* Short exercise
Transcribe all of the material exactly. Any picture in it should be left out.

---- Source material

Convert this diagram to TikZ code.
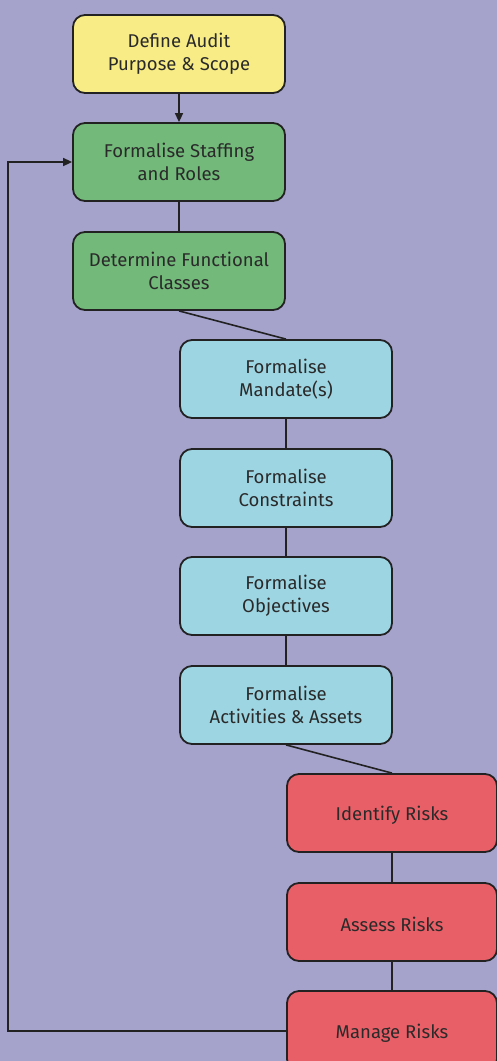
\documentclass[tikz,border=0pt]{standalone}
\usepackage{fontspec}
\setmainfont{Fira Sans}
\usetikzlibrary{arrows.meta}
\definecolor{bg}{HTML}{A5A2CC}
\definecolor{cyel}{HTML}{F7EC86}
\definecolor{cgrn}{HTML}{72B97A}
\definecolor{ccyn}{HTML}{9DD5E3}
\definecolor{cred}{HTML}{E95F67}
\definecolor{ink}{HTML}{222222}
\definecolor{txt}{HTML}{2A2A2A}
\begin{document}
\begin{tikzpicture}[x=1pt,y=-1pt,
  box/.style={draw=ink,line width=1.8pt,rounded corners=12pt,minimum width=212pt,minimum height=78pt,
    align=center,text=txt,font=\fontsize{18.5}{23}\selectfont,inner sep=0pt,
    execute at begin node={\rule{0pt}{19.7pt}}},
  conn/.style={draw=ink,line width=1.6pt},
  arr/.style={conn,-{Triangle[length=9pt,width=8pt]}}]
\useasboundingbox (0,0) rectangle (497,1061);
\clip (0,0) rectangle (497,1061);
\fill[bg] (0,0) rectangle (497,1061);
\node[box,fill=cyel] (a) at (179,54) {Define Audit\\Purpose \& Scope};
\node[box,fill=cgrn] (b) at (179,162) {Formalise Staffing\\and Roles};
\node[box,fill=cgrn] (c) at (179,271) {Determine Functional\\Classes};
\node[box,fill=ccyn] (d) at (286,379) {Formalise\\Mandate(s)};
\node[box,fill=ccyn] (e) at (286,488) {Formalise\\Constraints};
\node[box,fill=ccyn] (f) at (286,596) {Formalise\\Objectives};
\node[box,fill=ccyn] (g) at (286,705) {Formalise\\Activities \& Assets};
\node[box,fill=cred,minimum width=210pt] (h) at (392,813) {Identify Risks};
\node[box,fill=cred,minimum width=210pt] (i) at (392,922) {Assess Risks};
\node[box,fill=cred,minimum width=210pt,minimum height=80pt] (j) at (392,1031) {Manage Risks};
\coordinate (k) at (8,1031);
\coordinate (l) at (8,162);
\draw[arr] (a.south) -- (b.north);
\draw[conn] (b.south) -- (c.north);
\draw[conn] (c.south) -- (d.north);
\draw[conn] (d.south) -- (e.north);
\draw[conn] (e.south) -- (f.north);
\draw[conn] (f.south) -- (g.north);
\draw[conn] (g.south) -- (h.north);
\draw[conn] (h.south) -- (i.north);
\draw[conn] (i.south) -- (j.north);
\draw[arr] (j.west) -- (k) -- (l) -- (b.west);
\end{tikzpicture}
\end{document}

--------

* Solution
Convert this diagram to TikZ code.
\documentclass[tikz,border=0pt]{standalone}
\usepackage{fontspec}
\setmainfont{Fira Sans}
\usetikzlibrary{arrows.meta}
\definecolor{bg}{HTML}{A5A2CC}
\definecolor{cyel}{HTML}{F7EC86}
\definecolor{cgrn}{HTML}{72B97A}
\definecolor{ccyn}{HTML}{9DD5E3}
\definecolor{cred}{HTML}{E95F67}
\definecolor{ink}{HTML}{222222}
\definecolor{txt}{HTML}{2A2A2A}
\begin{document}
\begin{tikzpicture}[x=1pt,y=-1pt,
  box/.style={draw=ink,line width=1.8pt,rounded corners=12pt,minimum width=212pt,minimum height=78pt,
    align=center,text=txt,font=\fontsize{18.5}{23}\selectfont,inner sep=0pt,
    execute at begin node={\rule{0pt}{19.7pt}}},
  conn/.style={draw=ink,line width=1.6pt},
  arr/.style={conn,-{Triangle[length=9pt,width=8pt]}}]
\useasboundingbox (0,0) rectangle (497,1061);
\clip (0,0) rectangle (497,1061);
\fill[bg] (0,0) rectangle (497,1061);
\node[box,fill=cyel] (a) at (179,54) {Define Audit\\Purpose \& Scope};
\node[box,fill=cgrn] (b) at (179,162) {Formalise Staffing\\and Roles};
\node[box,fill=cgrn] (c) at (179,271) {Determine Functional\\Classes};
\node[box,fill=ccyn] (d) at (286,379) {Formalise\\Mandate(s)};
\node[box,fill=ccyn] (e) at (286,488) {Formalise\\Constraints};
\node[box,fill=ccyn] (f) at (286,596) {Formalise\\Objectives};
\node[box,fill=ccyn] (g) at (286,705) {Formalise\\Activities \& Assets};
\node[box,fill=cred,minimum width=210pt] (h) at (392,813) {Identify Risks};
\node[box,fill=cred,minimum width=210pt] (i) at (392,922) {Assess Risks};
\node[box,fill=cred,minimum width=210pt,minimum height=80pt] (j) at (392,1031) {Manage Risks};
\coordinate (k) at (8,1031);
\coordinate (l) at (8,162);
\draw[arr] (a.south) -- (b.north);
\draw[conn] (b.south) -- (c.north);
\draw[conn] (c.south) -- (d.north);
\draw[conn] (d.south) -- (e.north);
\draw[conn] (e.south) -- (f.north);
\draw[conn] (f.south) -- (g.north);
\draw[conn] (g.south) -- (h.north);
\draw[conn] (h.south) -- (i.north);
\draw[conn] (i.south) -- (j.north);
\draw[arr] (j.west) -- (k) -- (l) -- (b.west);
\end{tikzpicture}
\end{document}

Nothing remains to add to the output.